Whisky of the Week: Guy Ritchie x Chase present ‘Rosemaund Farm Whisky’
The English director is a shareholder in the latest spirited launch from the Chase family’s Rosemaund Farm. Gentleman’s Journal raises a glass of the 10-year-old single malt…
Words: Jonathan Wells
Guy Ritchie is no stranger to good whisky. In The Man from U.N.C.L.E, the director had Henry Cavill raise a glass of Johnnie Walker Black Label atop an Italian rooftop. During The Gentlemen, Hugh Grant helps himself to a dram of Glenfarclas 1976 ‘Grant Edition’. And, in that film’s sequel series, Theo James decants a Dalmore 25 with similarly suave, spirited gusto. As for the next bottle to feature in a Ritchie flick? It’ll likely be from Rosemaund Farm.
Owned by the Chase family — they of the award-winning vodka — the first whisky from the Herefordshire farm is a 10-year-old single malt, made using heritage Maris Otter barley and crafted by spirit industry heavyweight, Tristan Stephenson. Ritchie came on board as a shareholder in 2024, after being introduced to James Dashwood Chase.

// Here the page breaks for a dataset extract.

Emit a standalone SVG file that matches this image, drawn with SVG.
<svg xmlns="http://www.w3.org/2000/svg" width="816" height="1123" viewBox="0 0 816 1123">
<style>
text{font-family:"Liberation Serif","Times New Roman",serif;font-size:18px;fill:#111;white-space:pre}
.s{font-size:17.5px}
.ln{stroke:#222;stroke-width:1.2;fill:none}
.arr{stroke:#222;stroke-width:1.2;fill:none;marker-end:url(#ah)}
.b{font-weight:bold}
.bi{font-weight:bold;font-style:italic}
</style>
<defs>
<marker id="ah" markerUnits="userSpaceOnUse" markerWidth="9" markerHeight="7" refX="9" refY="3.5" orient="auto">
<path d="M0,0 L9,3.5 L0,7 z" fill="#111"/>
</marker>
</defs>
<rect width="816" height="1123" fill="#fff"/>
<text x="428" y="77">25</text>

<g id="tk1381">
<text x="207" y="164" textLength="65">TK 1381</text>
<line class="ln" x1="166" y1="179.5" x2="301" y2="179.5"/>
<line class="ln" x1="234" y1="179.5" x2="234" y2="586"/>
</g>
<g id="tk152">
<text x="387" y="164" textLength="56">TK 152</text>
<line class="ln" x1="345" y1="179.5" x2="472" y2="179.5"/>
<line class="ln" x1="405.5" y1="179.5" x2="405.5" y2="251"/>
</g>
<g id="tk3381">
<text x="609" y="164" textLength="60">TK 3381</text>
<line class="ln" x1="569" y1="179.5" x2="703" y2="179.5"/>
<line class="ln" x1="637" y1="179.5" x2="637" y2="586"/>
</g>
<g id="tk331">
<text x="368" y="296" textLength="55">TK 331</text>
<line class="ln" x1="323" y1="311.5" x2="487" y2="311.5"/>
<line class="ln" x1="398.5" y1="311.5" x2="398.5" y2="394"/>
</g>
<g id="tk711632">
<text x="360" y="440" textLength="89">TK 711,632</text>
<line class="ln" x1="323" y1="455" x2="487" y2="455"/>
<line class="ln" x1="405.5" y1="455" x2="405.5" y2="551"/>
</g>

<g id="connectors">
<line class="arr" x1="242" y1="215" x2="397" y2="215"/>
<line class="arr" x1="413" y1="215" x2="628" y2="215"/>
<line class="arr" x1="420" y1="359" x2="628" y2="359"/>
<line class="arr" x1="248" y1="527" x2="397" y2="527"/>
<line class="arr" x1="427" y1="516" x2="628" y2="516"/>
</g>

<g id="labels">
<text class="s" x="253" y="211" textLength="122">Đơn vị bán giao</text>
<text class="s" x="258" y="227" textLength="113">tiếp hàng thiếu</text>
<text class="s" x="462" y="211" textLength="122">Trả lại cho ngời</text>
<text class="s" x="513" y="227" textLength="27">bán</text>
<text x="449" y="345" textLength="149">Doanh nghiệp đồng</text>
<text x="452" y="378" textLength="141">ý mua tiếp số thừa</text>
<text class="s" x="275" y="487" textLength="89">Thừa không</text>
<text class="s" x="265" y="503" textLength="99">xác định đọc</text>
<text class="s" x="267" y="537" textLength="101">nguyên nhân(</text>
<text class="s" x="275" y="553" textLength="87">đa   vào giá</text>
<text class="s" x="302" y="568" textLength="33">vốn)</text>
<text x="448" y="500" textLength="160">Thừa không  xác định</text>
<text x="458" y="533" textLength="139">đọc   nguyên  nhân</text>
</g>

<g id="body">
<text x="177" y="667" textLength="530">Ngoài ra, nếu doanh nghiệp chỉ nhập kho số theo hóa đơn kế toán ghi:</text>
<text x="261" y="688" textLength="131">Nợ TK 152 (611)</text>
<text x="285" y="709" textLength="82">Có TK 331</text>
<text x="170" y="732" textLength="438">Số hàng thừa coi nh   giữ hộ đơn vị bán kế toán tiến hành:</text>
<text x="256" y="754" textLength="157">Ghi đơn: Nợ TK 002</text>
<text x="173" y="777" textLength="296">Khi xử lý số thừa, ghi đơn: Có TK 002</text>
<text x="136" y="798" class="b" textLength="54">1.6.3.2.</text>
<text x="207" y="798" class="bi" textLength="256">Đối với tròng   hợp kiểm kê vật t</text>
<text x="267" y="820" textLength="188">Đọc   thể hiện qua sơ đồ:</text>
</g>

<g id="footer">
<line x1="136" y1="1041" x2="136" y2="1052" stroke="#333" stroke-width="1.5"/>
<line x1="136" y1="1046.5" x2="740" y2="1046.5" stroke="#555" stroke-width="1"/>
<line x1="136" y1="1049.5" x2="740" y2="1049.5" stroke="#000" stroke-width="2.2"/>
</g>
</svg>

“I was introduced to the Chase family at Rosemaund Farm by my business partner, the restaurateur Leonid Shutov,” Ritchie tells us, “and I was drawn to the family’s adventurous spirit and British values, rooted in tradition and farming culture. I first developed a strong interest in whisky around 2010, when I took over The Punch Bowl pub [in Mayfair]. Since then, I have been open to the right opportunity to become part of a brand that is redefining the space.”
The new spirit — and Rosemaund Farm itself — may feature in Ritchie’s upcoming projects, but only 2,500 bottles of Rosemaund Farm Whisky will be available for general purchase (through a special ballot system that launches this week). And Ritchie tells Gentleman’s Journal that, aside from up on the silver screen, his favourite place to see and sip a whisky is at its source.

“If there is a best time and place to drink whisky, it’s at the distillery,” the director explains. “In the cask warehouse and straight from the cask — cask strength. The space is filled with the aroma and feel of it. There’s nothing quite like it. It took me back to trips to the Highlands and the distilleries there, sampling liquids that have been curated for decades. It’s a deeply emotive experience.”
“The best time and place to drink whisky is at the distillery…”
But how emotive is the experience of tasting Rosemaund Farm Whisky for the first time? Treated to an exclusive tasting of the latest Chase family launch, the first thing we noted of the spirit was how handsome it looked. Not only does the label evoke the distinctive frontage of Rosemaund Farm, and the stout barrel-shaped bottle offer a new silhouette for your back bar, but the liquid itself is deeper than many first-run releases from debut English whisky makers. Even at first glance, it smoulders with a richness and complexity of character — but this shouldn’t come as a surprise, given the involvement of a storyteller like Ritchie.

On the nose, it’s warming — and unmistakably English. Think bucolic thickets of oak and meadowsweet, or a tea-adjacent plateful of malted biscuits. There’s the cake-y, wintry wisp of cinnamon and nutmeg, and a hint of tart apple. The palate furthers this refined dryness, sprinkling coarse black pepper spice and ginger heat across the tongue, before reintroducing a touch of that sweet malt. And then the finish takes its time, offering hedgerow fruits and a snifter of tobacco, and drawing to a languorous, earthy close.
Like any whisky tasting, the whole experience takes you on a journey — one, as with a film, with a distinct beginning, middle, and end. Yet, unlike a heavy, smoky Scotch, or a barnstorming, block-busting bourbon from the US, this is identifiably a whisky from Chase and Ritchie’s green and pleasant England: sharply presented, unabashedly bold of character, and enigmatic to the end.